Thursday, December 12, 2013
Covering Dallas, Monmouth, Independence, Falls City and surrounding areas since 1868
Aaron Felton has served as the chairman of the Oregon Board of Parole and Probation since 2009. He will take office as Polk County's new district attorney Monday.
December 31, 2012
DALLAS -- Aaron Felton is eager to get back into a courtroom.
Felton, Polk County's new district attorney elected in May, hasn't served as a prosecutor since 2005, so he's been using the months since his election preparing to hit the ground running.

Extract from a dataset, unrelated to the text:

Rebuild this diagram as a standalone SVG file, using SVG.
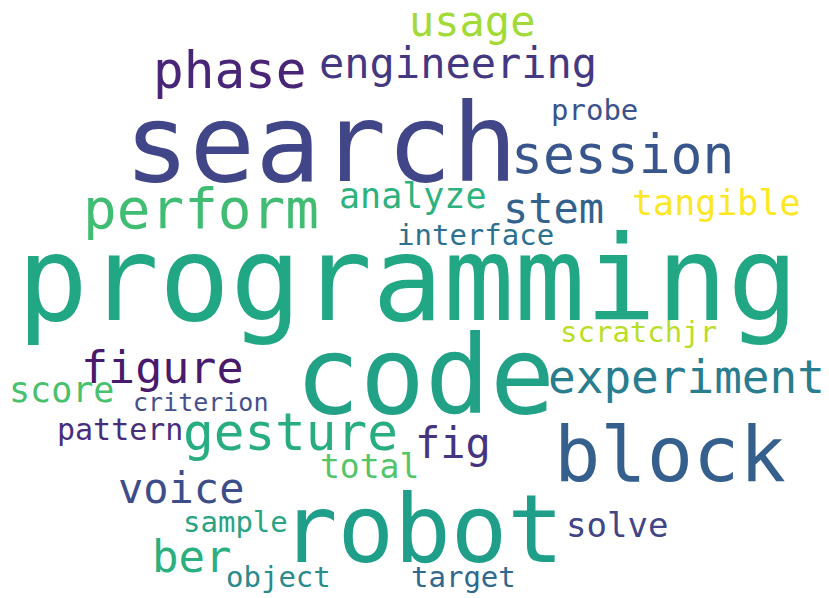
<svg xmlns="http://www.w3.org/2000/svg" width="829" height="598" viewBox="0 0 829 598">
  <style>
    text { font-family: "DejaVu Sans Mono", "Liberation Mono", monospace; }
  </style>
  <rect x="0" y="0" width="829" height="598" fill="#ffffff"/>
  <!-- word cloud terms: x = left edge, y = baseline -->
  <g id="words">
    <g id="w-programming"><text x="17" y="320" font-size="118" fill="#22a785">programming</text></g>
    <g id="w-search"><text x="124" y="181" font-size="109" fill="#404688">search</text></g>
    <g id="w-code"><text x="295" y="413" font-size="108" fill="#21a186">code</text></g>
    <g id="w-robot"><text x="281" y="562" font-size="94" fill="#1f9e89">robot</text></g>
    <g id="w-block"><text x="554" y="481" font-size="77" fill="#355f8d">block</text></g>
    <g id="w-phase"><text x="153" y="88" font-size="51" fill="#482576">phase</text></g>
    <g id="w-engineering"><text x="319" y="78" font-size="42" fill="#453882">engineering</text></g>
    <g id="w-usage"><text x="409" y="36" font-size="42" fill="#a2da37">usage</text></g>
    <g id="w-session"><text x="511" y="173" font-size="53" fill="#39568c">session</text></g>
    <g id="w-probe"><text x="551" y="120" font-size="29" fill="#3b528b">probe</text></g>
    <g id="w-perform"><text x="83" y="228" font-size="56" fill="#40bd72">perform</text></g>
    <g id="w-analyze"><text x="339" y="208" font-size="35" fill="#2db27d">analyze</text></g>
    <g id="w-stem"><text x="503" y="223" font-size="42" fill="#33628d">stem</text></g>
    <g id="w-tangible"><text x="632" y="215" font-size="35" fill="#fde725">tangible</text></g>
    <g id="w-interface"><text x="397" y="245" font-size="29" fill="#2c718e">interface</text></g>
    <g id="w-scratchjr"><text x="560" y="342" font-size="29" fill="#bade28">scratchjr</text></g>
    <g id="w-experiment"><text x="548" y="393" font-size="46" fill="#287d8e">experiment</text></g>
    <g id="w-fig"><text x="415" y="458" font-size="42" fill="#453581">fig</text></g>
    <g id="w-gesture"><text x="183" y="450" font-size="51" fill="#27ad81">gesture</text></g>
    <g id="w-figure"><text x="81" y="383" font-size="45" fill="#481a6c">figure</text></g>
    <g id="w-score"><text x="9" y="402" font-size="35" fill="#48c16e">score</text></g>
    <g id="w-criterion"><text x="133" y="411" font-size="25" fill="#46508a">criterion</text></g>
    <g id="w-pattern"><text x="57" y="440" font-size="30" fill="#472e7c">pattern</text></g>
    <g id="w-total"><text x="320" y="478" font-size="33" fill="#52c569">total</text></g>
    <g id="w-voice"><text x="118" y="503" font-size="42" fill="#3d4d8a">voice</text></g>
    <g id="w-sample"><text x="183" y="532" font-size="29" fill="#2aa383">sample</text></g>
    <g id="w-ber"><text x="152" y="572" font-size="44" fill="#2ab07f">ber</text></g>
    <g id="w-object"><text x="226" y="587" font-size="29" fill="#2a8a8c">object</text></g>
    <g id="w-target"><text x="411" y="587" font-size="29" fill="#31688e">target</text></g>
    <g id="w-solve"><text x="566" y="537" font-size="34" fill="#414487">solve</text></g>
  </g>
  <g id="connectors"></g>
</svg>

"One of the nice things about having a longer transition period is that I have also been able to work with many individual community partners here within Polk County and local officials," he said, noting he's been meeting with city police chiefs, Sheriff Bob Wolfe, and other elected officials in the county. "I'm trying to make good use of the time I have."
His long-awaited return to the Polk County DA's Office will happen Monday, when he takes office.
While Felton will be taking over as DA in fiscally uncertain times, he's glad for the opportunity.
"It's a good transition," said Felton, who has served on the Oregon Board of Parole and Probation since 2009. "I look forward to it. Part of the reason I ran for the job was that being a prosecutor was my career of choice."
He calls serving as a prosecutor "incredibly meaningful work," but recalls something former Polk County judge Fred Avera once said about the job as his motivation.
"He said `You get to do the right thing all the time,'" Felton said. "In fact, you are required to do the right thing all the time. In the legal profession, it's a pretty high ethical standard. However, as prosecutor it just really hit home for me."
He said under his direction the DA's office will be open to the public and he will make himself available to those who have questions or concerns.
Felton's top priorities will be to strengthen juvenile prosecution and victims assistance, calling the former an effective crime prevention tool and the latter an essential service of the DA's office.
Felton said his focus will be on streamlining operations as much as possible to make good use of limited resources, but the specter of more budget cuts hovers.
Polk County will face reductions in 2013-14 -- very likely significant cuts, which could impact staffing in the DA's office. One full-time prosecutor was cut in the current fiscal year, leaving only five. Another round of cuts would force Felton to re-evaluate how to prioritize cases.
"I will be advocating very strongly that we not take another cut because that would make it very difficult for us to do the things that we do at the same level," he said.
He pledged support of Polk County's law enforcement agencies in maintaining staff, saying that more officers on the street is "the most effective crime prevention tool out there."
Felton noted this is a time of transition in Polk County leadership, with the three Board of Commissioners members and all three circuit court judges having taken office in the last two years. He sees the transition as an opportunity.
"It's a new era here and people are really open to different ideas," he said. "I'm just really honored to be coming in now.
"I have really good feelings about us being successful in moving forward as a countywide team in serving our public," he added.
* A public swearing ceremony for Felton will take place on Jan. 17 (CONFIRM DATE???) at 3 p.m. in courtroom No. 1 at the Polk County Courthouse.